Место Дали в искусстве далеко не столь определенно и стабильно. Джордж Оруэлл еще в самом начале ухватил его суть: «Двумя качествами Дали обладает бесспорно — даром рисовальщика и чудовищным эгоизмом» (103). Без первого он не смог бы потакать второму. Дали был невероятно даровитым и хорошо обученным ремесленником, причем свой дар и свое мастерство он сумел проявить с первых шагов. Дали во всеуслышание заявлял о своей неприязни к современному искусству, так что его восхищение исключительно успешным и строго академичным Мейссонье едва ли удивительно. Кивком в сторону широко распространившегося интереса к психиатрии Дали определял свой художественный метод как «параноидально-критический», восходящий к «стихийному, иррациональному знанию, которое основано на критическом истолковании бредовых явлений» (104).

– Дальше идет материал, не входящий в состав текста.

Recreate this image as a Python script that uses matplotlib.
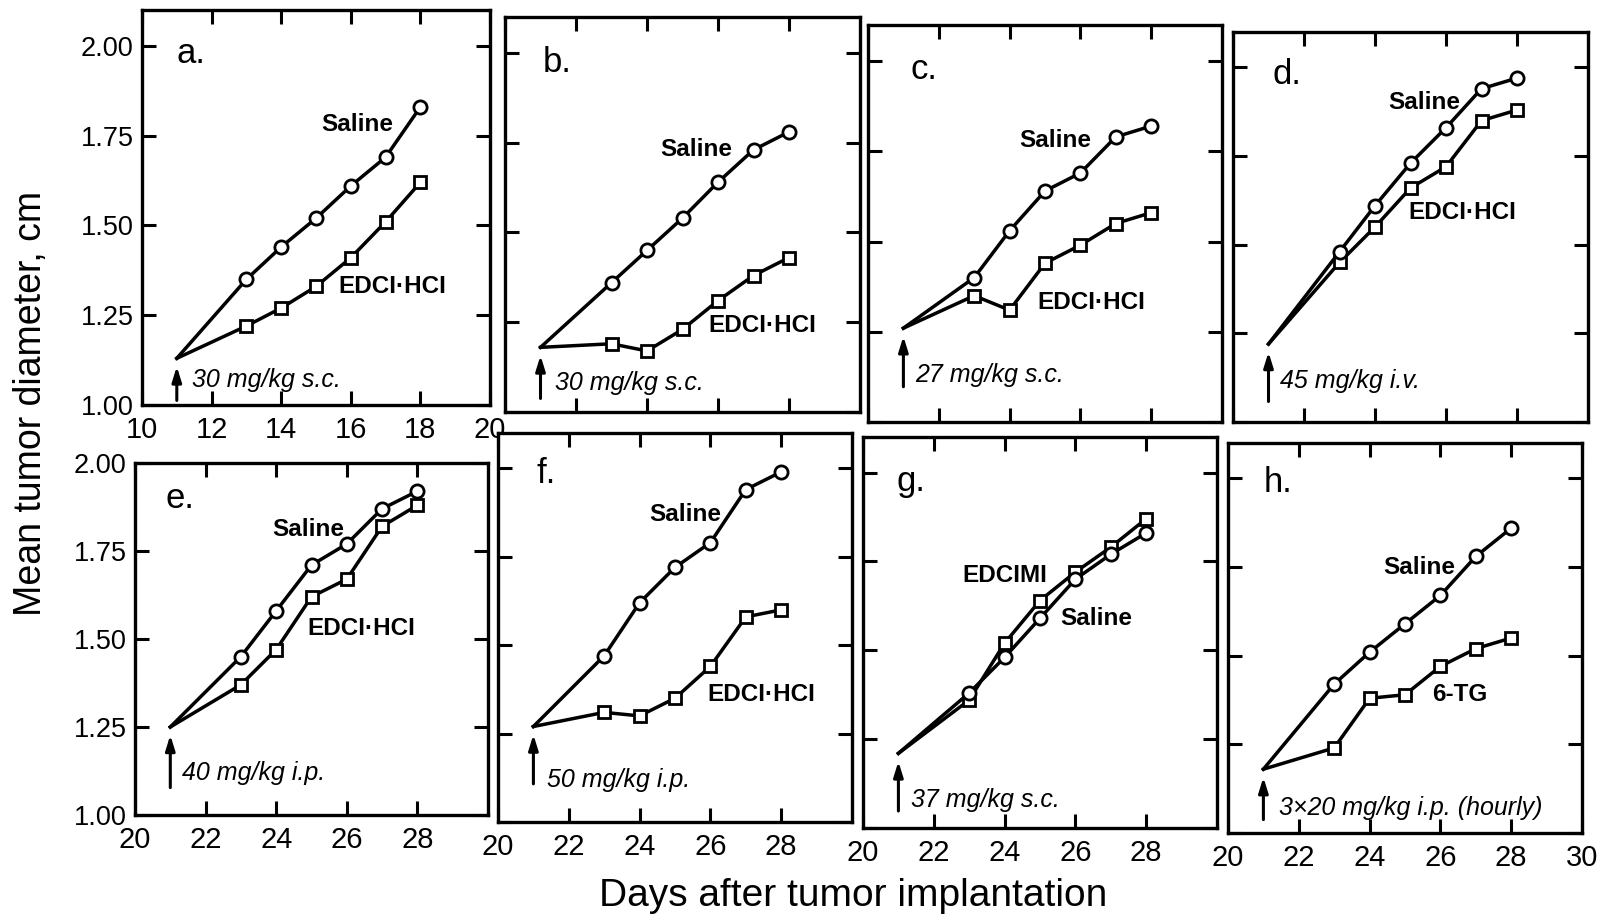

Возможно, Бретону претил ярый рационализм «критического метода», невзирая на его «параноидальность», но бесподобное явление в свете этого неофита (Дали, конечно же, побывал в Париже и в 1928 году свел знакомство с сюрреалистами), так же как откровенно «фрейдистская» направленность его опусов, склонила чашу весов в пользу молодого энергичного испанца. Век модернизма не видывал таких выскочек, как Дали; недаром он быстро завоевал симпатии читателей газет и любителей выставок. Выпученные глаза (Фрейд с первой встречи охарактеризовал их как «безмятежно-фанатичные») и дико закрученные усы естественным образом сделали его добычей фоторепортеров.

Более того, сами названия его картин уже будоражили обывателей, намекая на скандально-эротические «таинства». К примеру, известная ранняя сюрреалистическая работа, изображающая нечто вроде мужской головы во власти паразитов и женщину, занятую оральным сексом с калекой, носит название «Великий мастурбатор» (1929). А картина, сделавшая Дали притчей во языцех, с ее размякшими (но все-таки узнаваемыми) часами, декорирующими различные поверхности пустынного ландшафта, именуется «Постоянство памяти» (1931). Короче говоря, Дали шел окольным путем к тому же самому, чего поп-арт три десятилетия спустя попытался достичь напрямик, то есть — к синтезу высокого и вульгарного искусства. И этот синтез, каким бы низкопробным он ни был, приводил в восторг миллионы зрителей.